Gazeteci Murat Bardakçı, İstanbul depremiyle ilgili yıllar sonra gelen bir itirafta bulundu. Bu itiraf, jeolog Celal Şengör'ü kızdıracak türden. İstanbul'daki son 6.2'lik depremin ardından, uzmanlar farklı görüşler belirtmişti. Kimileri büyük bir deprem beklenmediğini söylerken, bazıları ise yakın zamanda büyük bir deprem olacağını iddia etmişti.
Bardakçı'dan Şaşırtan İtiraf
Murat Bardakçı, Habertürk'teki yazısında, İstanbul depremlerinin 250 yılda bir tekrarlandığı iddiasını savunanlardan biri olduğunu belirtiyor. Ancak son yıllarda daha fazla belge ve çalışma inceledikçe fikrinin değiştiğini ifade ediyor. Bardakçı, "Şimdi bir itirafta bulunayım: İstanbul’un her 250 senede bir sallandığı ve bu uğursuz periyodun bin küsur seneden buyana hiç şaşmadığı iddiasını ortaya atıp savunanlardan biri ben idim!" diyor.
Bardakçı, bu değişimin nedenini ise 1894 depremini göz ardı etmiş olmalarına bağlıyor. İstanbul'un altıda birini yıkan bu felaketin, 250 yıllık periyot hesabını karıştırdığını belirtiyor. 1999 depreminin ardından deprem tarihine merak saldığını ve Osmanlı Arşivleri'ndeki belgeleri incelemeye başladığını aktarıyor.
1894 Depremi Tartışması
Bardakçı, 10 Temmuz 1894'te İstanbul'da meydana gelen depremin, aslında İstanbul depremi olduğunu savunuyor. Arşiv kayıtlarına göre, depremde 161 kişi hayatını kaybetmiş ve İstanbul'daki evlerin altıda biri kullanılamaz hale gelmişti. Ancak bazı deprem uzmanları, bu depremin merkez üssünün İzmit olduğuna inanıyor.
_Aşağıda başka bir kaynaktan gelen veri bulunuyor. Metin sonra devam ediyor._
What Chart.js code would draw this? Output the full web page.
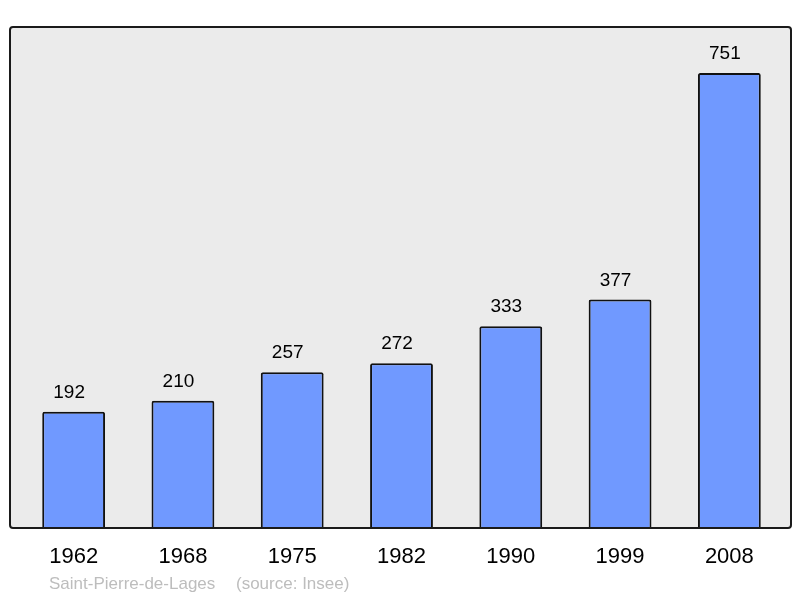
<!DOCTYPE html>
<html>
<head>
<meta charset="utf-8">
<script src="https://cdn.jsdelivr.net/npm/chart.js@4/dist/chart.umd.min.js"></script>
<style>
html,body{margin:0;padding:0;background:#fff;}
#wrap{width:800px;height:598px;}
</style>
</head>
<body>
<div id="wrap"><canvas id="c" width="800" height="598"></canvas></div>
<script>
const years = ["1962","1968","1975","1982","1990","1999","2008"];
const population = [192,210,257,272,333,377,751];
const footerName = "Saint-Pierre-de-Lages";
const footerSource = "(source: Insee)";

const framePlugin = {
  id: 'frame',
  beforeDraw(chart) {
    const ctx = chart.ctx, a = chart.chartArea;
    const l = a.left - 9, r = a.right + 7, t = a.top, b = a.bottom;
    ctx.save();
    ctx.beginPath();
    ctx.roundRect(l, t, r - l, b - t, 3);
    ctx.fillStyle = '#ebebeb';
    ctx.fill();
    ctx.restore();
  },
  afterDatasetsDraw(chart) {
    const ctx = chart.ctx, a = chart.chartArea;
    const l = a.left - 9, r = a.right + 7, t = a.top, b = a.bottom;
    ctx.save();
    ctx.beginPath();
    ctx.roundRect(l, t, r - l, b - t, 3);
    ctx.lineWidth = 2;
    ctx.strokeStyle = '#1a1a1a';
    ctx.stroke();
    // value labels
    const meta = chart.getDatasetMeta(0);
    ctx.fillStyle = '#000';
    ctx.font = '19px "Liberation Sans", Arial, sans-serif';
    ctx.textAlign = 'center';
    ctx.textBaseline = 'alphabetic';
    meta.data.forEach((bar, i) => {
      ctx.fillText(String(population[i]), bar.x - 4.5, bar.y - 14);
    });
    // footer
    ctx.fillStyle = '#bdbdbd';
    ctx.font = '17px "Liberation Sans", Arial, sans-serif';
    ctx.textAlign = 'left';
    ctx.fillText(footerName, 49, 589);
    ctx.fillText(footerSource, 236, 589);
    ctx.restore();
  }
};

new Chart(document.getElementById('c'), {
  type: 'bar',
  data: {
    labels: years,
    datasets: [{
      data: population,
      backgroundColor: '#7099ff',
      borderColor: '#111',
      borderWidth: 2,
      borderRadius: 2,
      borderSkipped: 'bottom',
      barPercentage: 0.575,
      categoryPercentage: 1.0
    }]
  },
  options: {
    responsive: false,
    animation: false,
    devicePixelRatio: 1,
    layout: { padding: { left: 19, right: 16, top: 27, bottom: 0 } },
    plugins: { legend: { display: false }, tooltip: { enabled: false } },
    scales: {
      x: {
        grid: { display: false, drawTicks: false },
        border: { display: false },
        ticks: {
          color: '#000',
          font: { family: '"Liberation Sans", Arial, sans-serif', size: 22 },
          padding: 16,
          maxRotation: 0
        },
        afterFit(scale) { scale.height = 70; }
      },
      y: {
        display: false,
        min: 0,
        max: 827
      }
    }
  },
  plugins: [framePlugin]
});
</script>
</body>
</html>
Bardakçı, arşiv kayıtlarının İstanbul'da 20 bin 959 binanın yıkıldığını gösterdiğini, buna karşılık İzmit Sancağı'nda sadece 600, Bursa'da ise 49 binanın hasar gördüğünü vurguluyor. Belgelerin açıkça "1894 depremi İstanbul depremidir" dediğini, ancak bazı hocaların bunu kabul etmediğini belirtiyor.
Celal Şengör Ne Diyor?
Murat Bardakçı'nın yakın arkadaşı olan Prof. Dr. Celal Şengör, İstanbul depremiyle ilgili olarak "Bizans’tan bu yana gelen zaman aralıklarına bakarsan yaklaşık her 250 senede bir büyük bir deprem vuruyor İstanbul’u." görüşünü savunuyordu. Bardakçı'nın bu itirafı, Şengör'ün görüşleriyle çelişiyor gibi görünüyor.
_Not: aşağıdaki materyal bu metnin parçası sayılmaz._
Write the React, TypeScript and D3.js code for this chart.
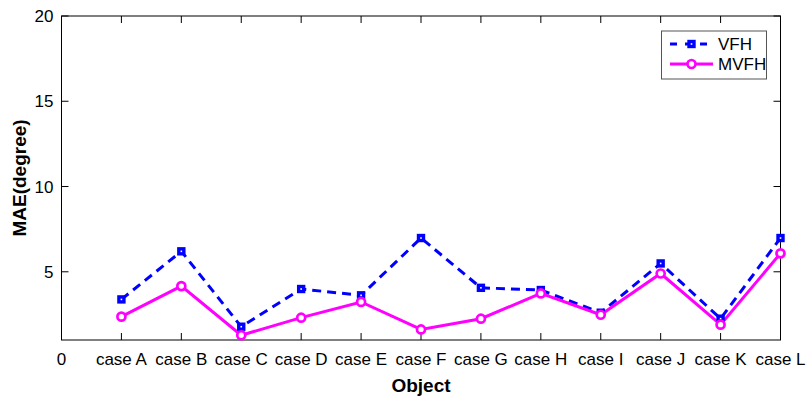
import React from "react";
import * as d3 from "d3";

const categories = ["case A", "case B", "case C", "case D", "case E", "case F", "case G", "case H", "case I", "case J", "case K", "case L"];
const vfh = [3.38, 6.2, 1.78, 3.99, 3.62, 6.98, 4.06, 3.93, 2.6, 5.49, 2.25, 6.98];
const mvfh = [2.37, 4.16, 1.28, 2.31, 3.23, 1.62, 2.25, 3.73, 2.48, 4.9, 1.9, 6.08];
const yTicks = [5, 10, 15, 20];
const xTickLabels = ["0", ...categories];

const W = 808, H = 396;
const L = 61.5, R = 780.5, T = 16, B = 340;
const FONT = "'Liberation Sans', Arial, Helvetica, sans-serif";
const BLUE = "#0000ff";
const MAG = "#ff00ff";

export default function App() {
  const x = d3.scaleLinear().domain([0, 12]).range([L, R]);
  const y = d3.scaleLinear().domain([1, 20]).range([B, T]);
  const line = d3.line<number>().x((_, i) => x(i + 1)).y((d) => y(d));
  const xt = d3.range(0, 13);
  const tl = 7;
  const sq = 5;
  return (
    <svg width={W} height={H} style={{ position: "absolute", left: 0, top: 0, background: "#fff" }} fontFamily={FONT}>
      <rect x={0} y={0} width={W} height={H} fill="#fff" />
      {xt.map((t) => (
        <g key={"x" + t}>
          <line x1={x(t)} x2={x(t)} y1={B} y2={B - tl} stroke="#000" strokeWidth={1} />
          <line x1={x(t)} x2={x(t)} y1={T} y2={T + tl} stroke="#000" strokeWidth={1} />
          <text x={x(t)} y={365} textAnchor="middle" fontSize={17} fill="#000">{xTickLabels[t]}</text>
        </g>
      ))}
      {yTicks.map((t) => (
        <g key={"y" + t}>
          <line x1={L} x2={L + tl} y1={y(t)} y2={y(t)} stroke="#000" strokeWidth={1} />
          <line x1={R} x2={R - tl} y1={y(t)} y2={y(t)} stroke="#000" strokeWidth={1} />
          <text x={53.5} y={y(t)} dy="0.36em" textAnchor="end" fontSize={17} fill="#000">{t}</text>
        </g>
      ))}
      <rect x={L} y={T} width={R - L} height={B - T} fill="none" stroke="#000" strokeWidth={1} />
      <path d={line(vfh) || ""} fill="none" stroke={BLUE} strokeWidth={3} strokeDasharray="9,6" />
      <path d={line(mvfh) || ""} fill="none" stroke={MAG} strokeWidth={3} />
      {vfh.map((v, i) => (
        <rect key={"s" + i} x={x(i + 1) - sq / 2} y={y(v) - sq / 2} width={sq} height={sq} fill="#fff" stroke={BLUE} strokeWidth={3.4} />
      ))}
      {mvfh.map((v, i) => (
        <circle key={"c" + i} cx={x(i + 1)} cy={y(v)} r={4} fill="#fff" stroke={MAG} strokeWidth={2.7} />
      ))}
      <rect x={661.5} y={31} width={105} height={48} fill="#fff" stroke="#555" strokeWidth={1} />
      <line x1={670} x2={713} y1={44} y2={44} stroke={BLUE} strokeWidth={3} strokeDasharray="7,8" />
      <rect x={691.5 - sq / 2} y={44 - sq / 2} width={sq} height={sq} fill="#fff" stroke={BLUE} strokeWidth={3.4} />
      <text x={718} y={44} dy="0.36em" fontSize={17} fill="#000">VFH</text>
      <line x1={670} x2={713} y1={64} y2={64} stroke={MAG} strokeWidth={3} />
      <circle cx={691.5} cy={64} r={4} fill="#fff" stroke={MAG} strokeWidth={2.7} />
      <text x={718} y={64} dy="0.36em" fontSize={17} fill="#000">MVFH</text>
      <text x={(L + R) / 2} y={391.5} textAnchor="middle" fontSize={19} fontWeight="bold" fill="#000">Object</text>
      <text transform={`translate(26,${(T + B) / 2}) rotate(-90)`} textAnchor="middle" fontSize={19} fontWeight="bold" fill="#000">MAE(degree)</text>
    </svg>
  );
}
Bu konuda farklı görüşler savunan uzmanların olması, İstanbul depremi konusundaki belirsizliği artırıyor. Ancak, 1999 depreminin ardından Prof. Şener Üşümezsoy'un Düzce ve Silivri depremlerini doğru tahmin etmesi, onun görüşlerine olan ilgiyi artırıyor. Üşümezsoy da 1894 afetini İstanbul depremi olarak değerlendiriyor.
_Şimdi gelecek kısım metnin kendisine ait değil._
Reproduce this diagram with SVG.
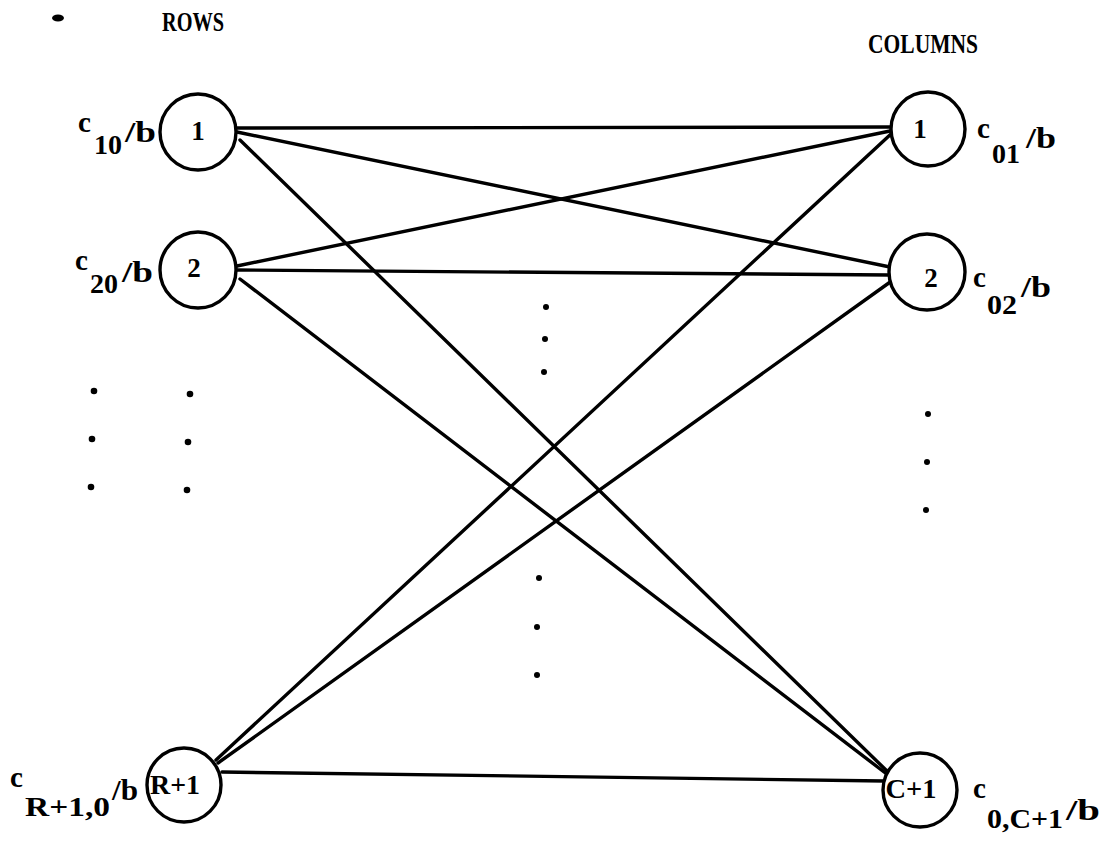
<svg xmlns="http://www.w3.org/2000/svg" width="1108" height="849" viewBox="0 0 1108 849">
<style>
.node circle{fill:#fff;stroke:#000;stroke-width:3.4}
.edge{stroke:#000;stroke-width:3.4;fill:none;stroke-linecap:round}
text{font-family:"Liberation Serif","DejaVu Serif",serif;fill:#000;font-weight:bold}
.hd{font-size:28px}
.nl{font-size:27px;text-anchor:middle}
.lb{font-size:29px}
.sb{font-size:27px}
.dot{fill:#000}
</style>
<rect width="1108" height="849" fill="#fff"/>
<ellipse cx="58" cy="18" rx="6" ry="3.5" fill="#000"/>
<text class="hd" x="162" y="31" textLength="62" lengthAdjust="spacingAndGlyphs">ROWS</text>
<text class="hd" x="868" y="53" textLength="110" lengthAdjust="spacingAndGlyphs">COLUMNS</text>
<g id="connectors">
<line class="edge" x1="237" y1="128" x2="890" y2="127"/>
<line class="edge" x1="237" y1="132" x2="890" y2="267"/>
<line class="edge" x1="240" y1="140" x2="888" y2="772"/>
<line class="edge" x1="237" y1="266" x2="890" y2="131"/>
<line class="edge" x1="237" y1="270" x2="890" y2="275"/>
<line class="edge" x1="240" y1="279" x2="888" y2="775"/>
<line class="edge" x1="216" y1="760" x2="891" y2="134"/>
<line class="edge" x1="218" y1="763" x2="893" y2="280"/>
<line class="edge" x1="222" y1="772" x2="884" y2="781"/>
</g>
<g id="row1" class="node">
<circle cx="198" cy="132" r="38"/>
<text class="nl" x="198" y="140">1</text>
<text class="lb" x="78" y="132">c</text>
<text class="sb" x="94" y="154" textLength="28" lengthAdjust="spacingAndGlyphs">10</text>
<text class="lb" x="125" y="142" textLength="31" lengthAdjust="spacingAndGlyphs">/b</text>
</g>
<g id="row2" class="node">
<circle cx="198" cy="270" r="38"/>
<text class="nl" x="194" y="277">2</text>
<text class="lb" x="75" y="270">c</text>
<text class="sb" x="90" y="293" textLength="28" lengthAdjust="spacingAndGlyphs">20</text>
<text class="lb" x="122" y="282" textLength="31" lengthAdjust="spacingAndGlyphs">/b</text>
</g>
<g id="rowR1" class="node">
<circle cx="184" cy="785" r="37"/>
<text class="nl" x="175" y="794" textLength="50" lengthAdjust="spacingAndGlyphs">R+1</text>
<text class="lb" x="10" y="787">c</text>
<text class="sb" x="25" y="816" textLength="85" lengthAdjust="spacingAndGlyphs">R+1,0</text>
<text class="lb" x="112" y="800" textLength="26" lengthAdjust="spacingAndGlyphs">/b</text>
</g>
<g id="col1" class="node">
<circle cx="928" cy="129" r="37"/>
<text class="nl" x="920" y="138">1</text>
<text class="lb" x="977" y="138">c</text>
<text class="sb" x="992" y="163" textLength="28" lengthAdjust="spacingAndGlyphs">01</text>
<text class="lb" x="1026" y="148" textLength="30" lengthAdjust="spacingAndGlyphs">/b</text>
</g>
<g id="col2" class="node">
<circle cx="927" cy="272" r="38"/>
<text class="nl" x="931" y="287">2</text>
<text class="lb" x="973" y="287">c</text>
<text class="sb" x="987" y="314" textLength="30" lengthAdjust="spacingAndGlyphs">02</text>
<text class="lb" x="1021" y="297" textLength="30" lengthAdjust="spacingAndGlyphs">/b</text>
</g>
<g id="colC1" class="node">
<circle cx="920" cy="790" r="37"/>
<text class="nl" x="911" y="798" textLength="51" lengthAdjust="spacingAndGlyphs">C+1</text>
<text class="lb" x="973" y="798">c</text>
<text class="sb" x="987" y="828" textLength="76" lengthAdjust="spacingAndGlyphs">0,C+1</text>
<text class="lb" x="1066" y="820" textLength="34" lengthAdjust="spacingAndGlyphs">/b</text>
</g>
<g id="ellipses">
<circle class="dot" cx="94" cy="391" r="3.3"/>
<circle class="dot" cx="92" cy="439" r="3.3"/>
<circle class="dot" cx="91" cy="487" r="3.3"/>
<circle class="dot" cx="190" cy="394" r="3.3"/>
<circle class="dot" cx="188" cy="442" r="3.3"/>
<circle class="dot" cx="187" cy="490" r="3.3"/>
<circle class="dot" cx="546" cy="307" r="3"/>
<circle class="dot" cx="545" cy="339" r="3"/>
<circle class="dot" cx="544" cy="372" r="3"/>
<circle class="dot" cx="539" cy="578" r="3"/>
<circle class="dot" cx="537" cy="627" r="3"/>
<circle class="dot" cx="537" cy="675" r="3"/>
<circle class="dot" cx="928" cy="414" r="3"/>
<circle class="dot" cx="927" cy="462" r="3"/>
<circle class="dot" cx="926" cy="510" r="3"/>
</g>
</svg>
İstanbul depremi, Türkiye için önemli bir risk faktörü olmaya devam ediyor. Uzmanların farklı görüşleri olsa da, depreme hazırlıklı olmak ve gerekli önlemleri almak büyük önem taşıyor. Murat Bardakçı'nın itirafı, deprem konusundaki tartışmaları yeniden alevlendirecek gibi görünüyor. Bu tartışmaların, daha bilinçli ve hazırlıklı bir toplum olmamıza katkı sağlaması umuluyor.